-- START OF Listed records --

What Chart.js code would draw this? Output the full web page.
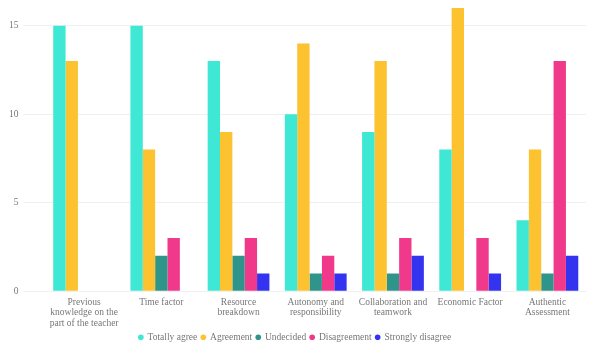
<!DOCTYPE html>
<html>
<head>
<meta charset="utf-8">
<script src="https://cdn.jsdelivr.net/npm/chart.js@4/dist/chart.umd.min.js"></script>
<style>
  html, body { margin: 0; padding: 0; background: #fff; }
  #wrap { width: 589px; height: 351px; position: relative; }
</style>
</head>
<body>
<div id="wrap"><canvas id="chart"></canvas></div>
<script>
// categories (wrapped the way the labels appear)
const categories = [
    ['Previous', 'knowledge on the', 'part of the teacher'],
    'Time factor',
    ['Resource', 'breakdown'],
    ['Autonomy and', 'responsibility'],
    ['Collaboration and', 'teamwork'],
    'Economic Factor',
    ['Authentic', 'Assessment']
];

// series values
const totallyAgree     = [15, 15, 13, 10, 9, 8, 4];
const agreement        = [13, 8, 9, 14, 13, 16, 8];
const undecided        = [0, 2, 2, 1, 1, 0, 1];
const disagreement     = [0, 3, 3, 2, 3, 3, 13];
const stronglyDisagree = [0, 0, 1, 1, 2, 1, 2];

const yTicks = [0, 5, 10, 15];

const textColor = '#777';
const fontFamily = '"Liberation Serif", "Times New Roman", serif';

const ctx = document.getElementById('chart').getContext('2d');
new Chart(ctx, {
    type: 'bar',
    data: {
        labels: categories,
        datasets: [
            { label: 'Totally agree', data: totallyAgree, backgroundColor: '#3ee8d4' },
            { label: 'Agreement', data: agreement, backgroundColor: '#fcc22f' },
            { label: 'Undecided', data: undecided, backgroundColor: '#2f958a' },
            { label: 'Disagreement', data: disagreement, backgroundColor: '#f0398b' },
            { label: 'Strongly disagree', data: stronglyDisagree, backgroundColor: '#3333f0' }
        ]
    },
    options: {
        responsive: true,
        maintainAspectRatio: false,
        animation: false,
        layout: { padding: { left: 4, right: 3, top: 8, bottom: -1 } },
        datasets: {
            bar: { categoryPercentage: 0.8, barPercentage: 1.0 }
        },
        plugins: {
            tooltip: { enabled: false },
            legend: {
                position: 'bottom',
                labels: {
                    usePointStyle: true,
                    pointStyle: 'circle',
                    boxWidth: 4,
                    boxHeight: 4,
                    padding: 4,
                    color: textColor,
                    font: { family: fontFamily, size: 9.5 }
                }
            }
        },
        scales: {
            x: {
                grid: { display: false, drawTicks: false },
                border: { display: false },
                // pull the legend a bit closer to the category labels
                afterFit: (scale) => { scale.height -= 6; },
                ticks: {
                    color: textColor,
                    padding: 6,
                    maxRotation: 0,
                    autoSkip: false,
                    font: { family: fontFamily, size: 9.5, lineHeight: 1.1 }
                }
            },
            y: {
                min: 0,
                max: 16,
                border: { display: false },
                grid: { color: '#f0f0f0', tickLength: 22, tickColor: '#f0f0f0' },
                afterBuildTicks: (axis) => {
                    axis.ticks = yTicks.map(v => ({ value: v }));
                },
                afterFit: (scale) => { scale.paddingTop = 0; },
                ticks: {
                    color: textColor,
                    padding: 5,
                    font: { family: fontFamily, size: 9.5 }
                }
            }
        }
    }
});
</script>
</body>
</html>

-- END OF Listed records --
-- START OF Listed records --

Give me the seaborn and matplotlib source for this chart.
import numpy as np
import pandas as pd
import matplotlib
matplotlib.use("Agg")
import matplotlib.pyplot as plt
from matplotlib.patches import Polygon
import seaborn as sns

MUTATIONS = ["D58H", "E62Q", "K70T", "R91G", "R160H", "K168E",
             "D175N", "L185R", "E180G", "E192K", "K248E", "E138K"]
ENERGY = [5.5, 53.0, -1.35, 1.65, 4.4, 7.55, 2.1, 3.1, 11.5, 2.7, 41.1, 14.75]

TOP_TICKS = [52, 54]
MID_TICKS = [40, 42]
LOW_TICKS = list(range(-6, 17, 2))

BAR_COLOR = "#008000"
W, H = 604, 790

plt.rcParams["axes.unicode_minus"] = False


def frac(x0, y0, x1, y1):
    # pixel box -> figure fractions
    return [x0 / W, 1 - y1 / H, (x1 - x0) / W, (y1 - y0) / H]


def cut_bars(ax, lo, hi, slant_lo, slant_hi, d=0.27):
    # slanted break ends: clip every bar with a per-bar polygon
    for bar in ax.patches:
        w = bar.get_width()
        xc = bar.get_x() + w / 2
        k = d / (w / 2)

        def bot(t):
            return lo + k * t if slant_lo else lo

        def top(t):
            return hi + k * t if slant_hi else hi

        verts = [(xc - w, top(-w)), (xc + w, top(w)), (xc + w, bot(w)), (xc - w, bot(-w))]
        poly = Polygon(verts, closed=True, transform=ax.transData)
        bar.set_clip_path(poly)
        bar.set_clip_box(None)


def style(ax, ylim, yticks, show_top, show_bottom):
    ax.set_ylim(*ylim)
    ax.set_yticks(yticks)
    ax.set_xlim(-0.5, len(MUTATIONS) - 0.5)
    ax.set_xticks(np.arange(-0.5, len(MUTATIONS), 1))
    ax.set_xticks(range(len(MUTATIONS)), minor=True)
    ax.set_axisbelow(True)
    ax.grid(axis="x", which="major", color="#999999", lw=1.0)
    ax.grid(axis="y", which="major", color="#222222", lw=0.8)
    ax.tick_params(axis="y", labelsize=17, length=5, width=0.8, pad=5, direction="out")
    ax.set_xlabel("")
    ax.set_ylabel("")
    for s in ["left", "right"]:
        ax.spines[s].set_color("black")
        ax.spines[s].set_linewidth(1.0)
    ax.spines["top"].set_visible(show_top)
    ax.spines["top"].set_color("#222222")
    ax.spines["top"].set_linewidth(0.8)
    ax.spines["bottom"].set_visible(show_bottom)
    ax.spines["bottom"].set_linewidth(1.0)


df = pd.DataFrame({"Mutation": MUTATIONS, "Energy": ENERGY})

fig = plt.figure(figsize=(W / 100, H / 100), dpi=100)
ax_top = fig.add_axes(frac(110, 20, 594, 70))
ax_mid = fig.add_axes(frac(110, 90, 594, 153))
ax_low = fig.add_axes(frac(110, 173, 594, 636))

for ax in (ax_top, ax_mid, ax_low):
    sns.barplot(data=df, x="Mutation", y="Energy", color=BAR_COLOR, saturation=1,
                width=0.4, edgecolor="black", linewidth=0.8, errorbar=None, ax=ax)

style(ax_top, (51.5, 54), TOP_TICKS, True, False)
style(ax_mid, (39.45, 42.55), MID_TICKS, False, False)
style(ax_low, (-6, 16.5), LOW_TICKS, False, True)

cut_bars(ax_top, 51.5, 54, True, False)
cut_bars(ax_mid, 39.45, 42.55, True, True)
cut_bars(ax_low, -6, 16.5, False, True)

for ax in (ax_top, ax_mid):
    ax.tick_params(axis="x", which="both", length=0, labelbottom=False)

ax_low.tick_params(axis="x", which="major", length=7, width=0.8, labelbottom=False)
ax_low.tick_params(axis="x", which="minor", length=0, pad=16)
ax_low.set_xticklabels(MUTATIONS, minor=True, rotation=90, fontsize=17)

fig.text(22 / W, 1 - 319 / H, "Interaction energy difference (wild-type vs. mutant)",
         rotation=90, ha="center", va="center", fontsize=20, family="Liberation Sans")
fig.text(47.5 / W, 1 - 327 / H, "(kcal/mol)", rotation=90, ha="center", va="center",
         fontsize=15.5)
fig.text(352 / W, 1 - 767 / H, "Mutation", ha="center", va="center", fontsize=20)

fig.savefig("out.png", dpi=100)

-- END OF Listed records --

→ Work to do: Report the number of lines holding the string "this", without any other words.

→ The output: 2